August 6, 2003

Gonna Sit Right Down and Write New Hampshire a Letter

I'm quite happy with tonight's Dean Meetup at Gua-Rapo in Arlington. Jill and I showed up a little after 7pm and signed in then waited in line for the slow barmaid to get a couple of beers. We retreated to a corner to drink and wait for the meeting to start. Compared to my experience with meetings in the District, this was was more staid and leisurely--and not so chaotic. It's not that the District meetings are bad; it's just a stylistic thing, where I like the ability to actually hear what's being said rather than being in a group for a group's sake.

A couple of older women joined us in the corner and we struck up a conversation with them. Most of the meetups I've been to have been populated by the young professional crowd, so I was intrigued to find out more about these ladies. Although I never caught a name, in response to my question about how politically active they were, one regaled me with her history of working for Senator Kennedy's campaign (and she meant J.F.K., not Bobby or Teddy), then working in both the Kennedy and Johnson administrations, as well as at the U.S. Agency for International Development.

Then the meeting started. I snapped a couple of pictures to add to the Meetup photo blog. Most of the talk was about the upcoming appearance by Dean on August 23 in Falls Church as part of his "Sleepless Summer" tour, telling people what they can do to help out (phone bank, ticket sales [tickets?], stage set-up). Then there was talk about house parties, like the one we attended last week. Finally came the time I had been waiting for: the letter writing to people in New Hampshire.

Glen Engel-Cox in the act of writing a letter to New Hampshire for Howard Dean
Yours truly in the act of composition (note a fellow sufferer in the background)
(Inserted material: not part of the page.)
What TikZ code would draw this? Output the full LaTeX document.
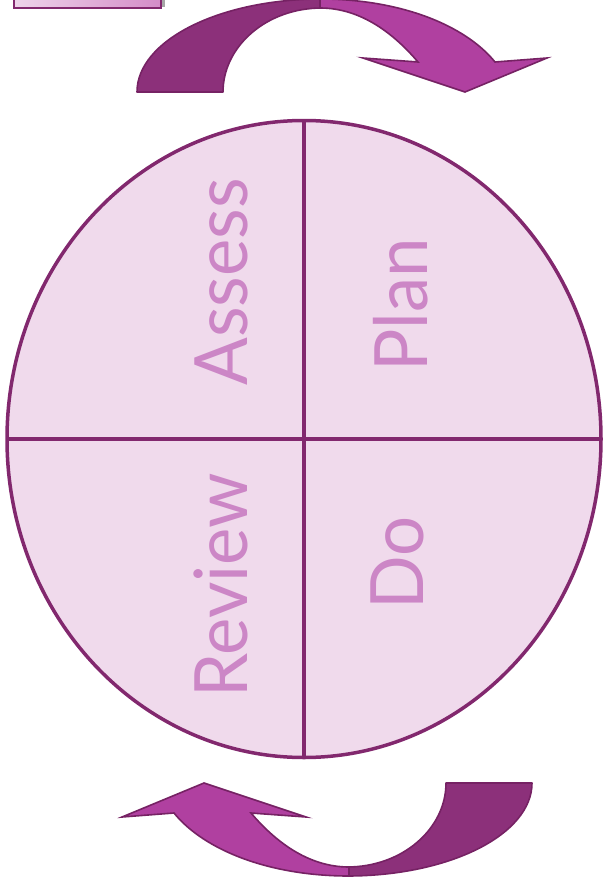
\documentclass[tikz,border=0pt]{standalone}
\usepackage{fontspec}
\setmainfont{Lato}
\usetikzlibrary{shapes.geometric}
\definecolor{ringfill}{RGB}{240,218,236}
\definecolor{ringline}{RGB}{130,40,110}
\definecolor{labelcol}{RGB}{204,134,198}
\definecolor{arrowdark}{RGB}{140,48,122}
\definecolor{arrowbright}{RGB}{176,64,160}
\definecolor{arrowedge}{RGB}{118,34,100}
\definecolor{tabL}{RGB}{238,212,234}
\definecolor{tabR}{RGB}{212,140,200}
\tikzset{
  quadlabel/.style={rotate=90, anchor=base, text=labelcol, inner sep=0pt,
    font=\fontsize{73.6}{80}\selectfont, xscale=0.96},
  darkpart/.style={fill=arrowdark, draw=arrowedge, line width=1.6pt, line join=round},
  brightpart/.style={fill=arrowbright, draw=arrowedge, line width=1.6pt, line join=miter},
}
\newcommand{\mycurvedarrow}{%
  \path[darkpart] (137,92) -- (223,92)
     .. controls (223,46.7) and (266,8) .. (322,8)
     -- (322,-1)
     .. controls (219,-1) and (137,40.7) .. (137,92) -- cycle;
  \path[brightpart] (320,-1)
     .. controls (400,-1) and (465,25) .. (495,62)
     -- (547,58) -- (465,92) -- (363,58) -- (418,62)
     .. controls (395,35) and (362,8) .. (320,8) -- cycle;
}
\begin{document}
\begin{tikzpicture}[x=1pt,y=-1pt]
\useasboundingbox (0,0) rectangle (603,891);
% small tab at top-left
\fill[gray!70] (17,-3) rectangle (165,7);
\path[left color=tabL, right color=tabR, draw=ringline, line width=1.2pt] (14,-3) rectangle (161,8);
% top arrow
\begin{scope}
  \mycurvedarrow
\end{scope}
% bottom arrow
\begin{scope}[rotate around={180:(334.5,437.5)}]
  \mycurvedarrow
\end{scope}
% circle
\node[ellipse, draw=ringline, fill=ringfill, line width=3.5pt, inner sep=0pt, outer sep=0pt,
      minimum width=594pt, minimum height=637pt] (c) at (304,439) {};
\draw[ringline, line width=3.5pt] (c.north) -- (c.south);
\draw[ringline, line width=3.5pt] (c.west) -- (c.east);
% labels
\node[quadlabel] (assess) at (247,282) {Assess};
\node[quadlabel] (plan) at (427,305) {Plan};
\node[quadlabel] (review) at (247,585) {Review};
\node[quadlabel] (do) at (423,563) {Do};
\end{tikzpicture}
\end{document}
The personal letter writing campaign isn't getting much media attention, according to Jill, but it strikes me as a perfect example of how the Dean campaign is putting its grassroots power at work. The idea is simple: the campaign sends out addresses, blank envelopes and stationary, a small flyer, and a stamp, and asks that Meetup attendees write a personal letter to someone in Iowa or New Hampshire explaining why the Meetup person is excited about Dean. Now, there's something like 77,000 people signed up for Meetup, and if only a third of them actually attend a meeting, and if only half of them writer a letter, we're still talking something like 15,000 personal letters. Some people write more than one (people were encourage to write two, as the packets had two addresses each--I ended up writing three, Jill wrote one). Some people take addresses home with them and write on their own stationary and use their own postage.

I wanted to really grab the attention of my intended recipient with my first letter, so I started it off like this:

Dear Kathleen, You don't know me, but you should know Howard Dean!

(Click on the image for the full letter as well; address removed to protect the recipient's privacy.) With each letter, my handwriting got smaller as I tried to put more of my true enthusiasm for Dean, and my dismay at Bush, into them.

The letter writing campaign is the perfect activity for Meetup, where most of the attendees are there because they are already committed to the campaign (so don't really need more info about the candidate, at least not the kind that has to be screamed out over a crowd) and likely have already contributed or can't afford to. What they do have is time--else they couldn't attend a Meetup--and energy, and what better use for both of those resources than the art of making personal contacts, one-to-one, between confirmed supportors and possible supporters. As our Canadian friends would say, "Beauty, eh?"

I'll go out on a limb here and predict that Dean Meetups will surpass 100,000 registrants by the next monthly meeting because of this very real, practical and useful role that the campaign has found for its grassroot supporters. Most of us support Howard Dean because we think we can make a difference, and if it's one letter at a time, so be it.